Latin rhythms meld with jazz in 'The Clavé Connection'

SaxophonistInfectious Latin rhythms that make hips sway and feet dance will dominate Purdue’s entertainment scene when Purdue Convocations presents Danilo Perez on Friday, Nov. 16, and the Purdue Jazz Band presents “The Clavé Connection” on Saturday, Nov. 17.

Pianist Danilo Perez and his Motherland Band, known as one of the most successful Latin/jazz fusions since Dizzy Gillespie in the 1940s, kick things off at 8 p.m. Nov. 17 in Loeb Playhouse. Tickets can be purchased by calling 494-3933.

The spotlight turns to Purdue’s own jazz program on Saturday as four bands keep the rhythm going in an exploration of the clavé, a rhythmic element essential to Latin jazz. “The Clavé Connection” is set for 8 p.m. in Loeb Playhouse. Admission is free.

Think percussion when you define “clavé” (pronounced clah-vay), says Purdue Jazz Studies Director M.T. “Mo” Trout, because they are the small hardwood sticks struck together to create the rhythmic patterns that give Latin American music its characteristic sound.

Beyond identifying the instrument itself, term clavé has come to have a wider meaning and is now synonymous with a repeated, connecting rhythm that acts as a unifying device in Latin and Afro-Cuban music. On Saturday, “we’ll look at the different ways clavé is used in jazz – both traditional clavé and unconventional uses of it,” Trout says.

No one but a jazz historian like Trout might think to connect Latin clavé rhythms with the zany “Charleston” sound of the 1920s. But it was in that era “that Jelly Roll Morton first thought that jazz ought to have a Latin twinge - a clavé,” Trout says, and the “Charleston” and flapper music are examples of that.

In the 1940s Dizzy Gillespie began a serious fusion of Latin with bebop and modern jazz when he started playing around with Cuban rhythms. “Manteca” was one of Gillespie’s first big hits in the new fusion of Latin with jazz and the Purdue Jazz Band will perform it on Saturday.

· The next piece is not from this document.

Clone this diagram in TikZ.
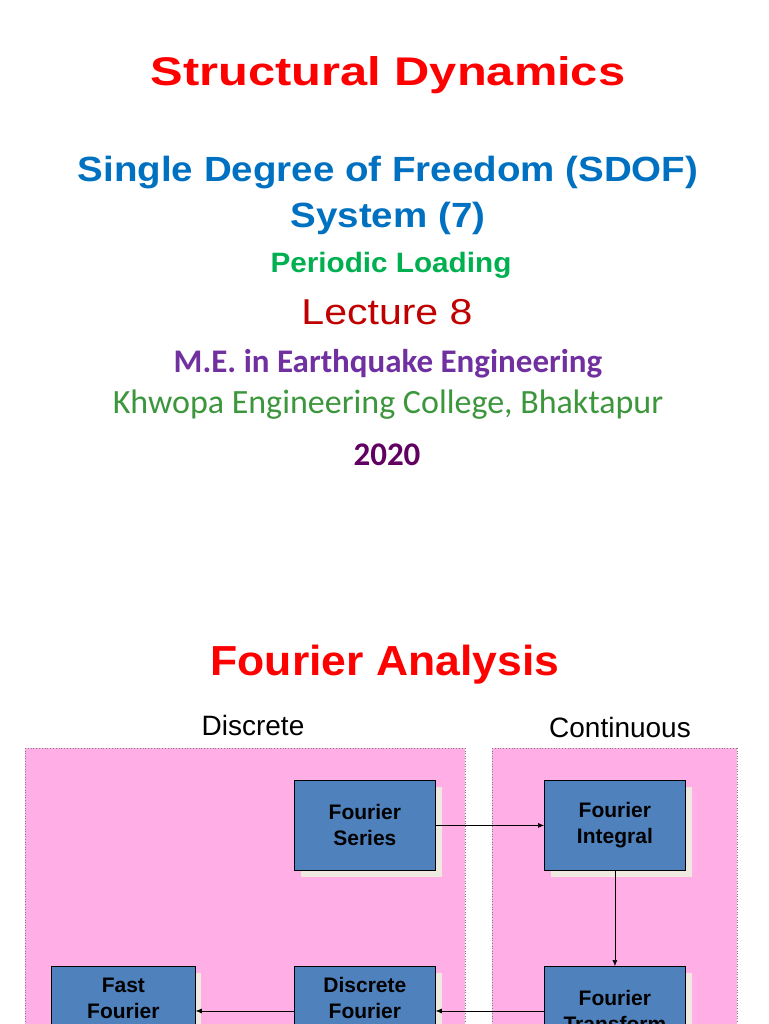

All together there are four jazz bands on the show headed by the Purdue Jazz Band. Concert-goers will also hear the Lab Jazz Band and Concert Jazz Band from Purdue, and the Harrison High School Jazz Band.

The exploration of clavé rhythms will also include such pieces as “The Gentle Rain” written in bossa nova style, “Petaluma Lu” using samba rhythms, and Pat Methany’s “It’s Just Talk” which features a modern version of clavé.

“It’s Just Talk,” is Purdue senior Jeremy Perigo’s favorite tune on the concert and offers him a solo spot on tenor saxophone. “It has a Latin/fusion groove to it and I love it. There’s an extended improved solo over some difficult chord changes that is a lot of fun to play,” he says.

Perigo, a management major from Lafayette says the band’s looking forward to the concert. “In Latin jazz the complex rhythms are so essential to making the charts (written music) ‘happen.’ It’s a great feeling to have the band playing syncopated rhythms very tightly. It’s also exciting to improvise over Latin rhythms,” he says.

The Harrison High School graduate is also looking forward to having the Harrison’s jazz band on stage. “I have so many great memories of the Harrison jazz band. Mr. Cotten was a great instructor and we all had a blast playing jazz,” he recalls.

Harrison’s band department, led by Steve Cotten, is participating in Purdue University Band’s “Partners in Education” program this year. One of the program’s goals is to encourage high school students to stay with music, and Perigo says the “role model” status he finds himself feels good.

“I think that I could maybe be an example to Harrison students that are not going to pursue a music degree, showing them that they can still play at a pretty high level, have a good time and entertain some people while studying something else than music,” Perigo says.